February 25, 2022 | OPINION | By Tom Byron | Illustration by Kira Schulist

February is Black History Month, dedicated to remembering the stories of Black Americans and their role in the development of the United States. Slavery, the Civil War, and the Jim Crow South are central to these stories, and much coverage of Black History Month focuses on these periods. But after the Civil War and before Jim Crow, there was another chapter of Black history, one where Black Americans held power that they would not see again for more than a century.

From 1865 to 1877, the United States tried to rebuild after the destruction of the Civil War, an effort focused on ensuring that the southern states would not try to rebel again. Republicans, as the party of Abraham Lincoln, swept elections in much of the postwar South through the solid support of newly enfranchised Black voters.

Despite opposition from Andrew Johnson, the white Southerner who took the presidency after Lincoln’s assassination, Radical Republicans in Congress pushed through the 13th, 14th, and 15th Amendments to the Constitution. These wrote into law an end to slavery, equal treatment under the law, and protection for the right to vote.

But even before these Reconstruction amendments, Black Americans seized the opportunity to defend their hard-won freedom. Black political movements exploded throughout the South, electing both Black and white Republicans to state constitutional conventions and political office.

Sixteen Black men served in Congress during this period, including two senators, and hundreds of Black officials held power across every southern state. These leaders were committed to defending Black civil rights, promoting education, and bringing the interests of Black Americans into the halls of power for the first time in American history.

Despite constant attacks from many Southern white people, these leaders worked to build a new South from the ashes of the Civil War. They expanded the political system, removing property restrictions on voting, enforcing labor regulations, and allowing free expression in the South for the first time. They strengthened state control over the economy, funding public education and infrastructure projects such as railroads.

Most importantly, they fought for a true multiracial democracy, something the world had never seen before. Black leaders were adamant in their defense of equality before the law, universal manhood suffrage, universal rights to education and justice, and an end to state violence against its citizens.

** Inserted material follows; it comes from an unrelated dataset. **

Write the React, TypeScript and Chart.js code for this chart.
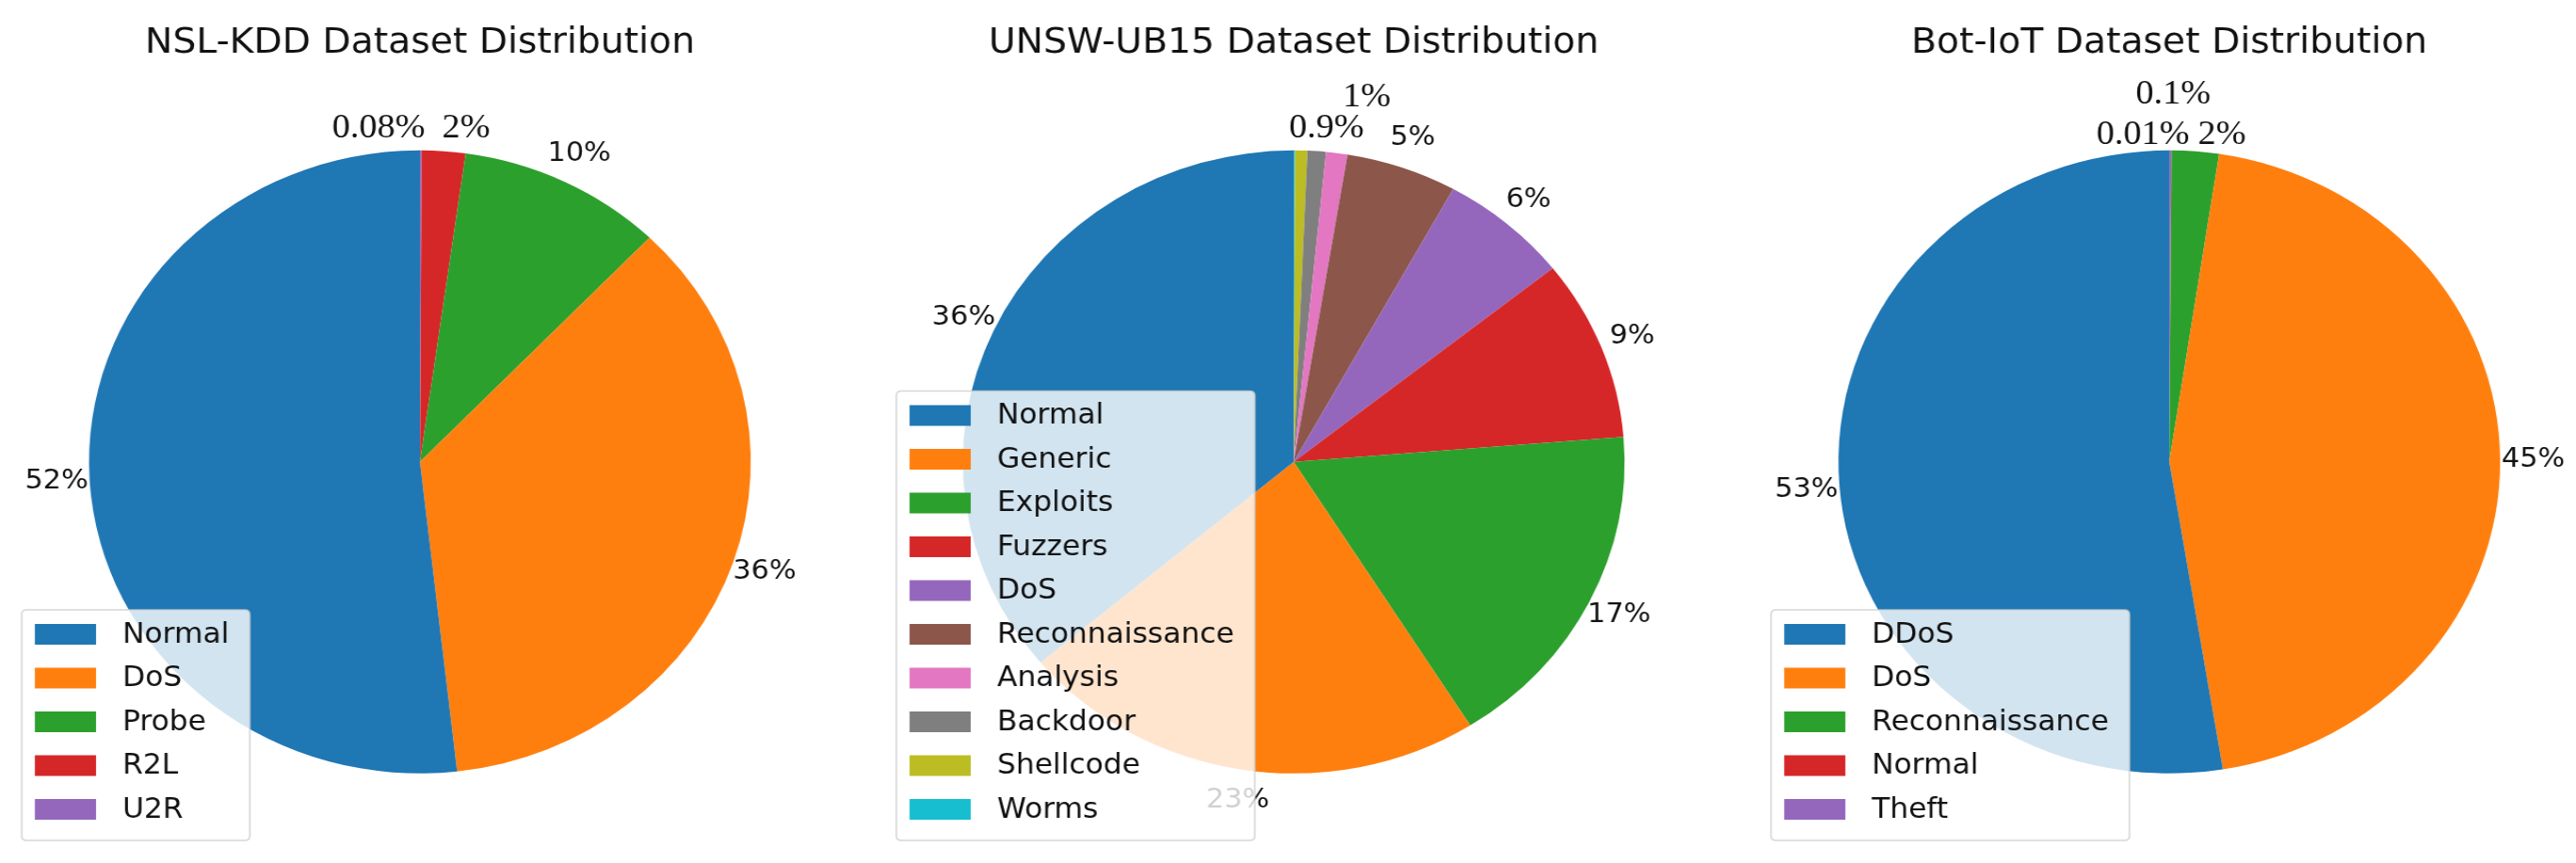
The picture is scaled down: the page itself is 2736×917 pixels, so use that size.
import React, { useEffect, useRef } from 'react';
import { Chart, registerables } from 'chart.js';

Chart.register(...registerables);

// ---------- data ----------
const tabColors = ['#1f77b4', '#ff7f0e', '#2ca02c', '#d62728', '#9467bd', '#8c564b', '#e377c2', '#7f7f7f', '#bcbd22', '#17becf'];

const nslTitle = 'NSL-KDD Dataset Distribution';
const nslCategories = ['Normal', 'DoS', 'Probe', 'R2L', 'U2R'];
const nslValues = [51.8, 36.0, 10.0, 2.13, 0.08];
const nslPctLabels = ['52%', '36%', '10%', '', ''];
const nslExtraLabels = ['0.08%', '2%'];

const unswTitle = 'UNSW-UB15 Dataset Distribution';
const unswCategories = ['Normal', 'Generic', 'Exploits', 'Fuzzers', 'DoS', 'Reconnaissance', 'Analysis', 'Backdoor', 'Shellcode', 'Worms'];
const unswValues = [36.1, 22.8, 17.3, 9.4, 6.3, 5.4, 1.04, 0.9, 0.59, 0.07];
const unswPctLabels = ['36%', '23%', '17%', '9%', '6%', '5%', '', '', '', ''];
const unswExtraLabels = ['1%', '0.9%'];

const botTitle = 'Bot-IoT Dataset Distribution';
const botCategories = ['DDoS', 'DoS', 'Reconnaissance', 'Normal', 'Theft'];
const botValues = [52.6, 45.0, 2.3, 0.01, 0.1];
const botPctLabels = ['53%', '45%', '', '', ''];
const botExtraLabels = ['0.1%', '0.01%', '2%'];

// ---------- layout / style ----------
const CSS_W = 912;
const CSS_H = 917;
const INT_W = 859;
const SX = CSS_W / INT_W; // horizontal stretch of the original figure
const RADIUS = 331;
const CENTER_Y = 490.8;
const TITLE_FONT = 37;
const PCT_FONT = 28.5;
const SERIF_FONT = 36;
const LEGEND_FONT = 29.5;
const SANS = '"DejaVu Sans", sans-serif';
const SERIF = '"Liberation Serif", "DejaVu Serif", serif';

type Extra = { dx: number; dy: number };

type PieSpec = {
  title: string;
  categories: string[];
  values: number[];
  pct: string[];
  extras: string[];
  extraPos: Extra[];
  left: number; // css left of canvas
  centerX: number; // css center relative to canvas
  legendLeft: number; // css relative to canvas
};

const specs: PieSpec[] = [
  {
    title: nslTitle, categories: nslCategories, values: nslValues, pct: nslPctLabels,
    extras: nslExtraLabels, extraPos: [{ dx: -44, dy: -354 }, { dx: 49, dy: -354 }],
    left: 0, centerX: 446, legendLeft: 23,
  },
  {
    title: unswTitle, categories: unswCategories, values: unswValues, pct: unswPctLabels,
    extras: unswExtraLabels, extraPos: [{ dx: 77.7, dy: -387 }, { dx: 35, dy: -354 }],
    left: 912, centerX: 462, legendLeft: 40,
  },
  {
    title: botTitle, categories: botCategories, values: botValues, pct: botPctLabels,
    extras: botExtraLabels, extraPos: [{ dx: 4, dy: -390 }, { dx: -28, dy: -347 }, { dx: 56, dy: -347 }],
    left: 1824, centerX: 480, legendLeft: 57,
  },
];

function roundRect(ctx: CanvasRenderingContext2D, x: number, y: number, w: number, h: number, r: number) {
  ctx.beginPath();
  ctx.moveTo(x + r, y);
  ctx.lineTo(x + w - r, y);
  ctx.quadraticCurveTo(x + w, y, x + w, y + r);
  ctx.lineTo(x + w, y + h - r);
  ctx.quadraticCurveTo(x + w, y + h, x + w - r, y + h);
  ctx.lineTo(x + r, y + h);
  ctx.quadraticCurveTo(x, y + h, x, y + h - r);
  ctx.lineTo(x, y + r);
  ctx.quadraticCurveTo(x, y, x + r, y);
  ctx.closePath();
}

function PieChart({ spec }: { spec: PieSpec }) {
  const ref = useRef<HTMLCanvasElement | null>(null);
  useEffect(() => {
    const canvas = ref.current;
    if (!canvas) return;
    const n = spec.categories.length;
    const colors = tabColors.slice(0, n);
    // matplotlib draws counter-clockwise from the top; Chart.js draws clockwise,
    // so the series are fed in reverse order.
    const rev = <T,>(a: T[]) => a.slice().reverse();

    const cxi = spec.centerX / SX;
    let padL = 0;
    let padR = 0;
    if (cxi < INT_W / 2) padR = INT_W - 2 * cxi; else padL = 2 * cxi - INT_W;
    const titlePadTop = 24;
    const titlePadBottom = 10;
    const chartTop = titlePadTop + TITLE_FONT * 1.2 + titlePadBottom;
    const padBottom = CSS_H - (2 * CENTER_Y - chartTop);

    const labelPlugin = {
      id: 'pctLabels',
      afterDatasetsDraw(chart: any) {
        const ctx: CanvasRenderingContext2D = chart.ctx;
        const meta = chart.getDatasetMeta(0);
        ctx.save();
        ctx.fillStyle = '#111';
        ctx.textAlign = 'center';
        ctx.textBaseline = 'middle';
        ctx.font = `${PCT_FONT}px ${SANS}`;
        let cx = 0;
        let cy = 0;
        let r = 0;
        meta.data.forEach((arc: any, j: number) => {
          const p = arc.getProps(['x', 'y', 'startAngle', 'endAngle', 'outerRadius'], true);
          cx = p.x; cy = p.y; r = p.outerRadius;
          const orig = n - 1 - j;
          const txt = spec.pct[orig];
          if (!txt) return;
          const mid = (p.startAngle + p.endAngle) / 2;
          ctx.fillText(txt, p.x + Math.cos(mid) * r * 1.1, p.y + Math.sin(mid) * r * 1.1);
        });
        ctx.font = `${SERIF_FONT}px ${SERIF}`;
        spec.extras.forEach((t, k) => {
          const pos = spec.extraPos[k];
          ctx.fillText(t, cx + pos.dx / SX, cy + pos.dy);
        });
        ctx.restore();
      },
    };

    const legendPlugin = {
      id: 'boxLegend',
      afterDraw(chart: any) {
        const ctx: CanvasRenderingContext2D = chart.ctx;
        const rowGap = 46.5;
        const topGap = 26;
        const botGap = 33;
        const boxH = topGap + (n - 1) * rowGap + botGap;
        const bottom = 893;
        const top = bottom - boxH;
        ctx.save();
        ctx.font = `${LEGEND_FONT}px ${SANS}`;
        const maxTw = Math.max(...spec.categories.map((c) => ctx.measureText(c).width));
        const left = spec.legendLeft / SX;
        const boxW = maxTw + (107 + 22) / SX;
        roundRect(ctx, left, top, boxW, boxH, 5);
        ctx.fillStyle = 'rgba(255,255,255,0.8)';
        ctx.fill();
        ctx.strokeStyle = 'rgba(204,204,204,0.8)';
        ctx.lineWidth = 1.6;
        ctx.stroke();
        ctx.textAlign = 'left';
        ctx.textBaseline = 'middle';
        spec.categories.forEach((c, i) => {
          const cy = top + topGap + i * rowGap;
          ctx.fillStyle = colors[i];
          ctx.fillRect(left + 14 / SX, cy - 11, 65 / SX, 22);
          ctx.fillStyle = '#111';
          ctx.fillText(c, left + 107 / SX, cy + 1);
        });
        ctx.restore();
      },
    };

    const chart = new Chart(canvas, {
      type: 'pie',
      data: {
        labels: rev(spec.categories),
        datasets: [
          {
            data: rev(spec.values),
            backgroundColor: rev(colors),
            borderWidth: 0,
            radius: RADIUS,
          } as any,
        ],
      },
      options: {
        responsive: false,
        animation: false,
        devicePixelRatio: 1,
        rotation: 0,
        layout: { padding: { left: padL, right: padR, top: 0, bottom: padBottom } },
        plugins: {
          legend: { display: false },
          tooltip: { enabled: false },
          title: {
            display: true,
            text: spec.title,
            color: '#111',
            font: { family: SANS, size: TITLE_FONT, weight: 'normal', lineHeight: 1.2 },
            padding: { top: titlePadTop, bottom: titlePadBottom },
          },
        },
      } as any,
      plugins: [labelPlugin, legendPlugin],
    });
    return () => chart.destroy();
  }, [spec]);

  return (
    <canvas
      ref={ref}
      width={INT_W}
      height={CSS_H}
      style={{ position: 'absolute', left: spec.left, top: 0, width: CSS_W + 'px', height: CSS_H + 'px' }}
    />
  );
}

export default function App() {
  return (
    <div style={{ position: 'fixed', left: 0, top: 0, width: 2736, height: 917, background: '#fff', overflow: 'hidden' }}>
      {specs.map((s, i) => (
        <PieChart key={i} spec={s} />
      ))}
    </div>
  );
}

For more than a decade, Black Americans held political power in much of the South and showed that their vision for the United States was far closer to our modern aspirations than any of their contemporaries. We are still struggling to achieve their goals even today. Policies based around universal public education, expanded voting rights, infrastructure investment, and ending racial exclusion were as important to Black Reconstruction as they are to the modern progressive movement.

Yet the story of Reconstruction is often absent from history, even Black history, overshadowed by the Civil War and the horrors of the Jim Crow South that came after. Most of these achievements were rolled back once white supremacists returned to power in the South, and histories of Reconstruction were shaped by racist theories of the Lost Cause.

Stories of political corruption, failed policies, and “Black Supremacy” were at the center of Reconstruction and served to justify white rule in the South.  Despite these narratives falling out of favor after the Civil Rights movement, nothing replaced them, and Reconstruction fell out of the American story entirely.

But Reconstruction was and remains a central chapter in the history of the United States. Its leaders, movements, and accomplishments deserve to be remembered as part of a new narrative of Black agency in the United States, and as the beginning of the long struggle for Black Civil Rights after the end of slavery. Books like “Black Reconstruction” by W. E. B. Du Bois and Eric Foner’s modern “A Short History of Reconstruction” paint this picture in gripping detail, describing the triumph and tragedy of these vital years.

After centuries of enslavement, Black Americans devoted themselves to education, economic independence, and democracy, holding onto books and ballots as the keys to building a better life. They didn’t just stand by and let the white South send them back into slavery — they fought back and built a vision of America that still resonates today. This Black History Month, we should remember the promise of Reconstruction, and honor the countless Black Americans who risked their lives for liberty and justice for all.